DATA EXTRACT:
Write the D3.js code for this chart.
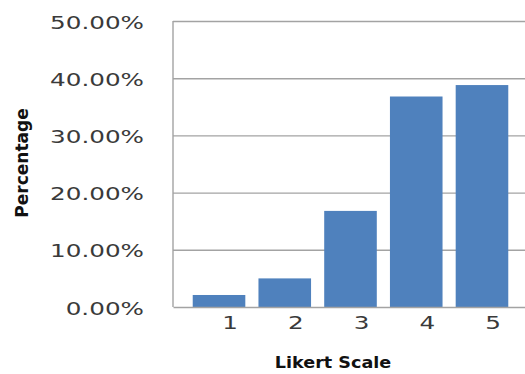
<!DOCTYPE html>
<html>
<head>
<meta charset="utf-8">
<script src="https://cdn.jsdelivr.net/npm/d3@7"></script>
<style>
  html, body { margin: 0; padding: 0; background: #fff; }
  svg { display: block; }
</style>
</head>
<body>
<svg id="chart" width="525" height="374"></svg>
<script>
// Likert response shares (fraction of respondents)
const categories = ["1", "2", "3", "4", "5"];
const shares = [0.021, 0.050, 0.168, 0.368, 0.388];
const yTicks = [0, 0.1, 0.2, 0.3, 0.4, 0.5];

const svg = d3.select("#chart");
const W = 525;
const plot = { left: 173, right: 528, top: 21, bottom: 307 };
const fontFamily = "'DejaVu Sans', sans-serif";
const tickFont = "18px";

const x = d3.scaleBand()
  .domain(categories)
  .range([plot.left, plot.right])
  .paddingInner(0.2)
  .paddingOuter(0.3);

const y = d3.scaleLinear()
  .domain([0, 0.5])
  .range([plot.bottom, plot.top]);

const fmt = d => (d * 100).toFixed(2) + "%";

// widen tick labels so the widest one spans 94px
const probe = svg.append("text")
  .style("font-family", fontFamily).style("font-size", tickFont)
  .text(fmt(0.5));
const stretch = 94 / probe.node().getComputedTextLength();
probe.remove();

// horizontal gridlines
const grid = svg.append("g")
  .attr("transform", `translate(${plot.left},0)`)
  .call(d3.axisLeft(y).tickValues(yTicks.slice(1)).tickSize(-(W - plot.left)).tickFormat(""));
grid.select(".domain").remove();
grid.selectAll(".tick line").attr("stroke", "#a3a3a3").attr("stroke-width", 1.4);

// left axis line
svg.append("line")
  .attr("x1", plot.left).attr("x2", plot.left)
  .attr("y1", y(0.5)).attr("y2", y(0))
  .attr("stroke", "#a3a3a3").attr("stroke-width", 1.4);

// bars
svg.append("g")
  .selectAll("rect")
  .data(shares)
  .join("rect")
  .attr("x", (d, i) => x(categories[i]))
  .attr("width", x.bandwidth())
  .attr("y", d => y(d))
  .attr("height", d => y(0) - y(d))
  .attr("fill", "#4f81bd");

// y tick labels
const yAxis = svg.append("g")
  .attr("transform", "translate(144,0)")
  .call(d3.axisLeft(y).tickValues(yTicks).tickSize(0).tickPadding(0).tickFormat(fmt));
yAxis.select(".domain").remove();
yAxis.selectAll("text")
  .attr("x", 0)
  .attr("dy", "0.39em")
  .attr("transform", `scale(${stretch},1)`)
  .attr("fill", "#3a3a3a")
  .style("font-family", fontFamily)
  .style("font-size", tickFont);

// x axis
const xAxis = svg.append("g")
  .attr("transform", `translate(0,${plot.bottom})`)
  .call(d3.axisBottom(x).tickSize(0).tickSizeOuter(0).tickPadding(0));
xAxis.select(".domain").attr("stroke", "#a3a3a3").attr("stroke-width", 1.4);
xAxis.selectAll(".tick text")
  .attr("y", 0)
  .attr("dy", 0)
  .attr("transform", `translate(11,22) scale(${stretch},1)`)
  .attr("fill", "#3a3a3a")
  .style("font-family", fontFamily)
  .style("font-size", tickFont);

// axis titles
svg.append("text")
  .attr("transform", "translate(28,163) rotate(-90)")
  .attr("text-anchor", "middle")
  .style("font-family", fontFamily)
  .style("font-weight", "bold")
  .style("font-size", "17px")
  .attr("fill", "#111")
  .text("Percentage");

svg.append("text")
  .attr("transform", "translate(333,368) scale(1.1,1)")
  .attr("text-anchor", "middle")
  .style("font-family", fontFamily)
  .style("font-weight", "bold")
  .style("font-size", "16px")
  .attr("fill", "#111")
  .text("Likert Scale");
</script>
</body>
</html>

TASK STATEMENT: Copy out all the data without changing anything, and drop the pictures.

RESPONSE TO THIS TASK:
Write the D3.js code for this chart.
<!DOCTYPE html>
<html>
<head>
<meta charset="utf-8">
<script src="https://cdn.jsdelivr.net/npm/d3@7"></script>
<style>
  html, body { margin: 0; padding: 0; background: #fff; }
  svg { display: block; }
</style>
</head>
<body>
<svg id="chart" width="525" height="374"></svg>
<script>
// Likert response shares (fraction of respondents)
const categories = ["1", "2", "3", "4", "5"];
const shares = [0.021, 0.050, 0.168, 0.368, 0.388];
const yTicks = [0, 0.1, 0.2, 0.3, 0.4, 0.5];

const svg = d3.select("#chart");
const W = 525;
const plot = { left: 173, right: 528, top: 21, bottom: 307 };
const fontFamily = "'DejaVu Sans', sans-serif";
const tickFont = "18px";

const x = d3.scaleBand()
  .domain(categories)
  .range([plot.left, plot.right])
  .paddingInner(0.2)
  .paddingOuter(0.3);

const y = d3.scaleLinear()
  .domain([0, 0.5])
  .range([plot.bottom, plot.top]);

const fmt = d => (d * 100).toFixed(2) + "%";

// widen tick labels so the widest one spans 94px
const probe = svg.append("text")
  .style("font-family", fontFamily).style("font-size", tickFont)
  .text(fmt(0.5));
const stretch = 94 / probe.node().getComputedTextLength();
probe.remove();

// horizontal gridlines
const grid = svg.append("g")
  .attr("transform", `translate(${plot.left},0)`)
  .call(d3.axisLeft(y).tickValues(yTicks.slice(1)).tickSize(-(W - plot.left)).tickFormat(""));
grid.select(".domain").remove();
grid.selectAll(".tick line").attr("stroke", "#a3a3a3").attr("stroke-width", 1.4);

// left axis line
svg.append("line")
  .attr("x1", plot.left).attr("x2", plot.left)
  .attr("y1", y(0.5)).attr("y2", y(0))
  .attr("stroke", "#a3a3a3").attr("stroke-width", 1.4);

// bars
svg.append("g")
  .selectAll("rect")
  .data(shares)
  .join("rect")
  .attr("x", (d, i) => x(categories[i]))
  .attr("width", x.bandwidth())
  .attr("y", d => y(d))
  .attr("height", d => y(0) - y(d))
  .attr("fill", "#4f81bd");

// y tick labels
const yAxis = svg.append("g")
  .attr("transform", "translate(144,0)")
  .call(d3.axisLeft(y).tickValues(yTicks).tickSize(0).tickPadding(0).tickFormat(fmt));
yAxis.select(".domain").remove();
yAxis.selectAll("text")
  .attr("x", 0)
  .attr("dy", "0.39em")
  .attr("transform", `scale(${stretch},1)`)
  .attr("fill", "#3a3a3a")
  .style("font-family", fontFamily)
  .style("font-size", tickFont);

// x axis
const xAxis = svg.append("g")
  .attr("transform", `translate(0,${plot.bottom})`)
  .call(d3.axisBottom(x).tickSize(0).tickSizeOuter(0).tickPadding(0));
xAxis.select(".domain").attr("stroke", "#a3a3a3").attr("stroke-width", 1.4);
xAxis.selectAll(".tick text")
  .attr("y", 0)
  .attr("dy", 0)
  .attr("transform", `translate(11,22) scale(${stretch},1)`)
  .attr("fill", "#3a3a3a")
  .style("font-family", fontFamily)
  .style("font-size", tickFont);

// axis titles
svg.append("text")
  .attr("transform", "translate(28,163) rotate(-90)")
  .attr("text-anchor", "middle")
  .style("font-family", fontFamily)
  .style("font-weight", "bold")
  .style("font-size", "17px")
  .attr("fill", "#111")
  .text("Percentage");

svg.append("text")
  .attr("transform", "translate(333,368) scale(1.1,1)")
  .attr("text-anchor", "middle")
  .style("font-family", fontFamily)
  .style("font-weight", "bold")
  .style("font-size", "16px")
  .attr("fill", "#111")
  .text("Likert Scale");
</script>
</body>
</html>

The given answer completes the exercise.